Organic–inorganic hybrid perovskites ABI3 (A = CH3NH3, NH2CHNH2; B = Sn, Pb) as potential thermoelectric materials: a density functional evaluation

Abstract

To assess the feasibility of the organic–inorganic perovskite iodides ABI₃ (A = CH₃NH₃, NH₂CHNH₂; B = Sn, Pb; X = I) for thermoelectric applications, we estimated their figures of merit (ZTs) as well as that of Bi₂Te₃, which is optimized for temperatures around 300 K, as a function of chemical potential on the basis of density functional theory calculations.
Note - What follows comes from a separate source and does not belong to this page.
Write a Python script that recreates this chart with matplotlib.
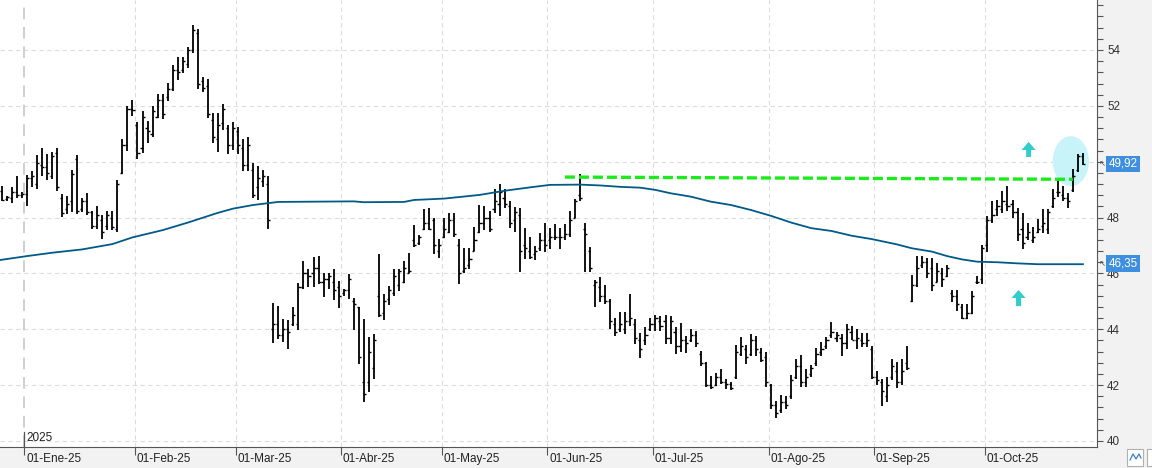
import numpy as np
import matplotlib.pyplot as plt
from matplotlib.patches import Ellipse, FancyArrow, Rectangle
from matplotlib.ticker import MultipleLocator

plt.rcParams['font.family'] = ['Liberation Sans', 'DejaVu Sans']

# daily bars, 23-Dic-24 .. 28-Oct-25 (trading-day index)
highs = [49.12, 48.79, 49.08, 49.5, 48.93, 49.52, 49.67, 50.24, 50.49, 50.26, 50.35, 50.48, 48.86, 48.79,
         49.69, 50.24, 48.71, 48.88, 48.25, 48.43, 48.1, 48.24, 48.24, 49.35, 50.83, 51.98, 52.2, 51.43,
         51.8, 51.46, 51.98, 52.44, 52.44, 52.82, 53.45, 53.76, 53.75, 54.12, 54.89, 54.74, 53.04, 52.95,
         51.75, 51.74, 52.08, 51.33, 51.43, 51.24, 50.81, 50.89, 49.96, 49.83, 49.7, 49.49,
         44.93, 44.83, 44.36, 44.33, 44.79, 45.65, 46.44, 46.15, 46.6, 46.63, 46.01, 46.0, 46.15, 45.73,
         45.46, 45.98, 45.12, 44.81, 44.37, 43.74, 43.83, 46.69, 45.26, 45.56, 46.15, 46.15, 46.45, 46.73,
         47.73, 47.37, 48.3, 48.36, 47.98, 47.25, 47.98, 48.18, 48.15, 47.23, 46.9, 46.9, 47.68, 48.44,
         48.42, 48.23, 49.04, 49.19, 49.01, 48.6, 48.39, 48.36, 47.64, 47.29, 46.99, 47.43, 47.82, 47.64,
         47.76, 47.64, 47.76, 48.25, 48.68, 49.55, 47.8, 46.93, 45.76, 45.86, 45.58, 45.08, 44.39,
         44.61, 44.61, 45.26, 44.37, 43.87, 44.07, 44.39, 44.51, 44.49, 44.51, 44.49, 44.07, 44.23, 43.75,
         44.01, 43.95, 43.24, 42.82, 42.31, 42.44, 42.58, 42.23, 42.13, 43.42, 43.71, 43.42, 43.83, 43.75,
         43.32, 43.18, 42.05, 41.42, 41.63, 41.61, 42.37, 42.92, 43.08, 42.56, 42.73, 43.32, 43.54, 43.71,
         44.27, 43.92, 43.83, 44.19, 44.11, 44.01, 43.87, 43.87, 43.4, 42.52, 42.23, 42.29, 42.94, 42.82,
         42.92, 43.4,
         45.95, 46.63, 46.63, 46.54, 46.54, 46.37, 46.21, 46.31, 45.42, 45.4, 44.9, 44.9, 45.38, 45.92,
         47.01, 48.06, 48.6, 48.63, 48.95, 49.13, 48.63, 48.36, 48.18, 47.8, 47.68, 47.96, 48.3, 48.3,
         49.01, 49.33, 49.13, 48.87, 49.75, 50.26, 50.32]
lows = [48.58, 48.58, 48.51, 48.69, 48.69, 48.4, 49.08, 49.02, 49.5, 49.35, 49.37, 48.96, 48.02, 48.11,
        48.19, 48.11, 48.21, 48.1, 47.6, 47.58, 47.24, 47.55, 47.54, 47.5, 49.56, 50.37, 51.64, 50.1,
        50.31, 50.68, 50.89, 51.57, 51.52, 52.18, 52.54, 52.93, 53.19, 53.36, 53.9, 52.6, 52.48, 51.57,
        50.68, 50.36, 51.12, 50.26, 50.43, 50.27, 49.68, 49.65, 48.71, 48.64, 49.11, 47.6,
        43.52, 43.64, 43.56, 43.28, 44.12, 43.97, 45.46, 45.52, 45.52, 45.63, 45.17, 45.44, 45.06, 44.77,
        45.2, 45.1, 43.98, 42.76, 41.39, 41.77, 42.23, 44.43, 44.35, 44.87, 45.18, 45.38, 45.64, 46.01,
        46.96, 47.01, 47.55, 47.56, 46.71, 46.57, 47.26, 47.46, 47.32, 45.63, 46.0, 46.15, 46.79, 47.46,
        47.55, 47.49, 48.18, 48.06, 48.36, 47.63, 47.49, 46.06, 46.51, 46.51, 46.49, 46.81, 46.77, 46.89,
        47.2, 46.89, 47.19, 47.29, 48.0, 48.6, 46.06, 46.06, 44.79, 44.96, 44.9, 44.01, 43.77,
        43.89, 43.83, 44.13, 43.48, 42.96, 43.42, 43.95, 43.95, 43.95, 43.48, 43.48, 43.12, 43.18, 43.15,
        43.54, 43.36, 42.7, 41.93, 41.87, 41.96, 42.05, 41.87, 41.81, 42.23, 43.06, 42.76, 43.04, 43.06,
        42.82, 41.93, 41.13, 40.82, 41.01, 41.15, 41.51, 42.23, 41.93, 41.93, 42.29, 42.7, 43.06, 43.3,
        43.68, 43.54, 43.04, 43.3, 43.6, 43.3, 43.36, 43.36, 42.23, 42.01, 41.25, 41.39, 42.17, 41.89,
        41.99, 42.53,
        44.96, 45.5, 46.21, 45.82, 45.38, 45.68, 45.5, 45.86, 44.99, 44.67, 44.37, 44.37, 44.55, 45.62,
        45.62, 46.75, 47.82, 48.04, 48.18, 48.24, 47.98, 47.17, 46.89, 47.2, 47.08, 47.46, 47.44, 47.4,
        48.36, 48.75, 48.6, 48.36, 48.92, 49.63, 49.9]
opens = [48.95, 48.65, 48.7, 48.9, 48.8, 48.85, 49.4, 49.2, 49.9, 49.8, 49.5, 50.3, 48.7, 48.3,
         48.6, 50.1, 48.3, 48.6, 48.2, 47.7, 47.9, 47.7, 48.0, 47.6, 49.6, 50.6, 51.9, 51.3,
         50.5, 51.2, 51.0, 51.6, 52.2, 52.3, 52.6, 53.3, 53.3, 53.5, 54.0, 54.6, 52.9, 52.7,
         51.5, 50.8, 51.4, 51.2, 50.6, 51.1, 50.5, 49.9, 49.7, 49.1, 49.3, 49.2,
         44.0, 44.2, 43.8, 44.0, 44.2, 44.2, 45.5, 46.0, 46.0, 46.2, 45.7, 45.8, 45.7, 45.5,
         45.3, 45.4, 45.0, 44.8, 42.1, 42.1, 42.6, 45.2, 44.6, 45.1, 45.3, 45.6, 45.7, 46.0,
         47.2, 47.1, 47.6, 47.8, 47.9, 46.8, 47.3, 47.5, 47.9, 47.0, 46.1, 46.3, 46.8, 47.5,
         47.8, 48.0, 48.3, 48.5, 48.7, 48.4, 47.9, 48.1, 47.0, 46.8, 46.7, 46.9, 47.2, 47.2,
         47.3, 47.3, 47.3, 47.4, 48.0, 48.8, 47.6, 46.8, 45.6, 45.5, 45.2, 45.0, 44.2,
         44.0, 44.0, 44.3, 44.2, 43.6, 43.6, 44.0, 44.2, 44.3, 44.3, 43.7, 43.9, 43.4, 43.6,
         43.6, 43.8, 43.1, 42.8, 42.0, 42.0, 42.3, 42.1, 42.05, 42.3, 43.1, 43.3, 43.1, 43.6,
         43.2, 43.0, 42.0, 41.3, 41.1, 41.4, 41.6, 42.3, 42.7, 42.1, 42.4, 42.8, 43.2, 43.4,
         43.8, 43.7, 43.7, 43.5, 43.9, 43.6, 43.6, 43.5, 43.3, 42.3, 42.1, 41.6, 42.3, 42.5,
         42.1, 42.8,
         45.0, 45.6, 46.3, 46.4, 46.2, 45.7, 46.0, 45.9, 45.3, 45.2, 44.8, 44.4, 44.6, 45.7,
         45.8, 47.0, 47.9, 48.3, 48.3, 48.5, 48.5, 48.2, 47.6, 47.3, 47.2, 47.5, 47.7, 47.6,
         48.4, 48.9, 48.8, 48.7, 49.0, 49.7, 50.2]
closes = [48.62, 48.72, 48.9, 48.8, 48.85, 49.4, 49.5, 49.95, 49.8, 49.6, 50.2, 49.1, 48.15, 48.5,
          49.55, 48.25, 48.6, 48.2, 47.7, 48.1, 47.5, 48.1, 47.65, 49.2, 50.6, 51.9, 51.85, 50.3,
          51.6, 51.1, 51.8, 52.2, 51.7, 52.6, 53.3, 53.2, 53.6, 54.0, 54.7, 52.8, 52.65, 51.7,
          50.9, 51.3, 51.9, 50.6, 51.2, 50.6, 49.9, 50.6, 48.8, 49.4, 49.5, 47.9,
          44.2, 43.8, 44.0, 43.9, 44.5, 45.5, 46.0, 45.9, 46.2, 45.7, 45.8, 45.9, 45.4, 45.2,
          45.4, 45.8, 44.9, 43.0, 41.7, 43.2, 43.6, 44.5, 45.0, 45.4, 45.9, 46.1, 46.2, 46.1,
          47.0, 47.3, 47.8, 47.6, 47.0, 47.0, 47.6, 47.9, 47.4, 46.0, 46.2, 46.5, 47.2, 47.8,
          48.0, 47.6, 48.6, 48.9, 48.5, 47.8, 48.2, 46.8, 46.9, 46.6, 46.8, 47.2, 47.0, 47.3,
          47.3, 47.3, 47.4, 47.9, 48.6, 48.7, 47.4, 46.2, 45.7, 45.2, 45.0, 44.3, 43.9,
          44.2, 44.3, 44.4, 43.7, 43.3, 43.8, 44.2, 44.4, 44.1, 43.7, 44.3, 43.4, 43.6, 43.5,
          43.8, 43.5, 42.8, 42.0, 41.95, 42.3, 42.1, 42.05, 41.9, 43.2, 43.4, 43.0, 43.6, 43.3,
          42.9, 42.1, 41.3, 41.0, 41.4, 41.3, 42.2, 42.7, 42.1, 42.3, 42.6, 43.1, 43.3, 43.6,
          43.9, 43.8, 43.5, 44.0, 43.6, 43.7, 43.5, 43.6, 42.3, 42.2, 41.8, 42.0, 42.7, 42.1,
          42.5, 42.6,
          45.6, 46.2, 46.4, 46.0, 45.6, 46.1, 45.8, 46.2, 45.2, 44.9, 44.4, 44.6, 45.2, 45.7,
          46.9, 47.9, 48.1, 48.4, 48.6, 48.4, 48.2, 47.4, 47.1, 47.5, 47.3, 47.6, 47.8, 48.2,
          48.7, 48.9, 48.7, 48.6, 49.5, 50.2, 49.92]

# long moving average, sampled along the index
ma_idx = [-0.34, 5, 10, 16, 22, 26, 32, 37, 43, 46, 50, 55, 70, 72, 80, 82, 88, 95, 100, 105, 109,
          115, 119, 123, 127, 130, 133, 137, 141, 145, 149, 153, 157, 161, 165, 169, 173, 178, 181,
          185, 188, 191, 194, 198, 202, 206, 215]
ma_val = [46.48, 46.62, 46.74, 46.86, 47.05, 47.29, 47.55, 47.82, 48.17, 48.32, 48.45, 48.56, 48.58,
          48.55, 48.56, 48.63, 48.68, 48.81, 48.96, 49.08, 49.17, 49.18, 49.15, 49.1, 49.07, 48.99,
          48.87, 48.75, 48.57, 48.45, 48.27, 48.06, 47.82, 47.62, 47.52, 47.35, 47.23, 47.04, 46.9,
          46.78, 46.62, 46.5, 46.42, 46.4, 46.36, 46.33, 46.33]

month_first = [5, 27, 47, 68, 88, 109, 130, 153, 174, 196]
month_labels = ['01-Ene-25', '01-Feb-25', '01-Mar-25', '01-Abr-25', '01-May-25',
                '01-Jun-25', '01-Jul-25', '01-Ago-25', '01-Sep-25', '01-Oct-25']

resist_idx = [112, 213]
resist_val = [49.45, 49.37]
last_close = 49.92
last_ma = 46.35

fig = plt.figure(figsize=(11.52, 4.68), dpi=100, facecolor='#f2f2f3')
ax = fig.add_axes([0, 21 / 468, 1097 / 1152, 447 / 468])
ax.set_facecolor('white')
ax.set_xlim(-0.34, 217.8)
ax.set_ylim(39.785, 55.79)

# grid
for v in range(40, 55, 2):
    ax.axhline(v, color='#dcdcdc', lw=0.8, ls=(0, (4, 3)), zorder=0)
lines_x = [m - 0.5 for m in month_first]
for i, lx in enumerate(lines_x):
    if i == 0:
        ax.axvline(lx, color='#cfcfcf', lw=1.4, ls=(0, (6, 4)), zorder=0)
    else:
        ax.axvline(lx, color='#dcdcdc', lw=0.8, ls=(0, (4, 3)), zorder=0)

# highlight ellipse
ax.add_patch(Ellipse((212.6, 50.02), 7.2, 1.79, color='#c8f3f9', zorder=1.5, lw=0))

# OHLC bars
x = np.arange(len(highs))
ax.vlines(x, lows, highs, color='black', lw=1.3, zorder=2)
ax.hlines(opens, x - 0.42, x, color='black', lw=1.0, zorder=2)
ax.hlines(closes, x, x + 0.42, color='black', lw=1.0, zorder=2)

ax.plot(ma_idx, ma_val, color='#005a87', lw=1.3, zorder=2.5)
ax.plot(resist_idx, resist_val, color='#1aeb1a', lw=2.4, ls=(0, (3, 1.2)), zorder=3)

# arrows
for ax_x, y0, y1 in [(204.2, 50.17, 50.71), (202.2, 44.83, 45.41)]:
    ax.add_patch(FancyArrow(ax_x, y0, 0, y1 - y0, width=1.0, head_width=2.8, head_length=0.29,
                            length_includes_head=True, color='#33cccc', lw=0, zorder=3))

# axes styling
for s in ['top', 'left']:
    ax.spines[s].set_visible(False)
ax.spines['right'].set_color('#555555')
ax.spines['bottom'].set_color('#555555')
ax.yaxis.tick_right()
yticks = list(range(40, 55, 2))
ax.set_yticks(yticks)
# the 50 label sits under the last-price tag
ax.set_yticklabels(['' if v == 50 else str(v) for v in yticks])
ax.yaxis.set_minor_locator(MultipleLocator(0.4))
ax.tick_params(axis='y', which='both', length=4.3, width=0.8, color='#555555',
               labelsize=8.4, labelcolor='#333333', pad=3)
ax.set_xticks(lines_x)
ax.set_xticklabels([])
ax.tick_params(axis='x', length=5.8, width=0.8, color='#555555')

xt = ax.get_xaxis_transform()
for lx, lab in zip(lines_x, month_labels):
    ax.text(lx + 0.35, -0.027, lab, transform=xt, ha='left', va='center',
            fontsize=8.5, color='#222222', clip_on=False)
ax.text(lines_x[0] + 0.35, 0.02, '2025', transform=xt, ha='left', va='center',
        fontsize=8.5, color='#222222')
ax.plot([lines_x[0], lines_x[0]], [0, 0.034], transform=xt, color='#555555', lw=0.9,
        clip_on=False)

# price tags
yt = ax.get_yaxis_transform()
for val in [last_close, last_ma]:
    ax.text(1.0105, val, f'{val:.2f}'.replace('.', ','), transform=yt, ha='left', va='center',
            fontsize=8.4, color='white', clip_on=False, zorder=5,
            bbox=dict(boxstyle='square,pad=0.2', fc='#3f8fe0', ec='none'))
    ax.text(1.0015, val, '\u2196', transform=yt, ha='left', va='center', fontsize=6,
            color='#555555', family='DejaVu Sans', clip_on=False)

# corner button
fig.patches.append(Rectangle((1127 / 1152, 2 / 468), 16 / 1152, 17 / 468, transform=fig.transFigure,
                             fc='white', ec='#b0b0b0', lw=0.8))
fig.patches.append(Rectangle((1147 / 1152, 2 / 468), 16 / 1152, 17 / 468, transform=fig.transFigure,
                             fc='white', ec='#b0b0b0', lw=0.8))
fig.lines.append(plt.Line2D(np.array([1130, 1133, 1136, 1139, 1141]) / 1152,
                            np.array([8, 14, 9, 14, 10]) / 468, transform=fig.transFigure,
                            color='#3a7fd0', lw=0.9))

fig.savefig('out.png', dpi=100)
Our analysis employed the tetragonal structures (P4mm) of (CH₃NH₃)PbI₃ and (CH₃NH₃)SnI₃, the trigonal (P3m1) structure of (NH₂CHNH₂)PbI₃, and the orthorhombic (Amm2) structure of (NH₂CHNH₂)SnI₃ to examine their thermoelectric properties around room temperature. Our work reveals that the ZTs of electron-doped ABI₃ perovskites can be as large as that of hole-doped Bi₂Te₃ whereas those of hole-doped ABI₃ are rather smaller so that, in thermoelectric performance, electron-doped perovskites ABI₃ can be as good as hole-doped Bi₂Te₃.